▸ **Instructions for the task**
Using the data below, repeat all of it precisely.

▸ **Given information**
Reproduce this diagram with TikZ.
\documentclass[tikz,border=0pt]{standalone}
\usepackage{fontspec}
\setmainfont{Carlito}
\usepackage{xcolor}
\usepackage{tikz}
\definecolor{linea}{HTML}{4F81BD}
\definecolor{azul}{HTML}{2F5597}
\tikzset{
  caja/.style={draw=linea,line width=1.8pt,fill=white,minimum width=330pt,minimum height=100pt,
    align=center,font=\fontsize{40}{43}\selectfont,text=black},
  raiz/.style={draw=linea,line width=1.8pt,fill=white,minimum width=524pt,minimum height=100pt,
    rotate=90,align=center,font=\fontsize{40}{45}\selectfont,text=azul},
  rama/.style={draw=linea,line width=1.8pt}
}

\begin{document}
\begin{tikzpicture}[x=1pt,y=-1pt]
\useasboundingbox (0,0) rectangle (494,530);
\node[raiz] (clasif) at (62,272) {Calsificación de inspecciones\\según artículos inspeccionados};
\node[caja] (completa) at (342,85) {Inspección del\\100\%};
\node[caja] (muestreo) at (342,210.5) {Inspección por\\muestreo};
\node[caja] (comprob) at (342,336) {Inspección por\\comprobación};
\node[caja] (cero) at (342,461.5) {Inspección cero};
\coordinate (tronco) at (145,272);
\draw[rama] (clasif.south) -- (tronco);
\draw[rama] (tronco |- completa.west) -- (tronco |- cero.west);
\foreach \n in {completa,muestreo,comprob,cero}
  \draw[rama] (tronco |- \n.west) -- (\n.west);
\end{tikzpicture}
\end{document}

▸ **Result**
Reproduce this diagram with TikZ.
\documentclass[tikz,border=0pt]{standalone}
\usepackage{fontspec}
\setmainfont{Carlito}
\usepackage{xcolor}
\usepackage{tikz}
\definecolor{linea}{HTML}{4F81BD}
\definecolor{azul}{HTML}{2F5597}
\tikzset{
  caja/.style={draw=linea,line width=1.8pt,fill=white,minimum width=330pt,minimum height=100pt,
    align=center,font=\fontsize{40}{43}\selectfont,text=black},
  raiz/.style={draw=linea,line width=1.8pt,fill=white,minimum width=524pt,minimum height=100pt,
    rotate=90,align=center,font=\fontsize{40}{45}\selectfont,text=azul},
  rama/.style={draw=linea,line width=1.8pt}
}

\begin{document}
\begin{tikzpicture}[x=1pt,y=-1pt]
\useasboundingbox (0,0) rectangle (494,530);
\node[raiz] (clasif) at (62,272) {Calsificación de inspecciones\\según artículos inspeccionados};
\node[caja] (completa) at (342,85) {Inspección del\\100\%};
\node[caja] (muestreo) at (342,210.5) {Inspección por\\muestreo};
\node[caja] (comprob) at (342,336) {Inspección por\\comprobación};
\node[caja] (cero) at (342,461.5) {Inspección cero};
\coordinate (tronco) at (145,272);
\draw[rama] (clasif.south) -- (tronco);
\draw[rama] (tronco |- completa.west) -- (tronco |- cero.west);
\foreach \n in {completa,muestreo,comprob,cero}
  \draw[rama] (tronco |- \n.west) -- (\n.west);
\end{tikzpicture}
\end{document}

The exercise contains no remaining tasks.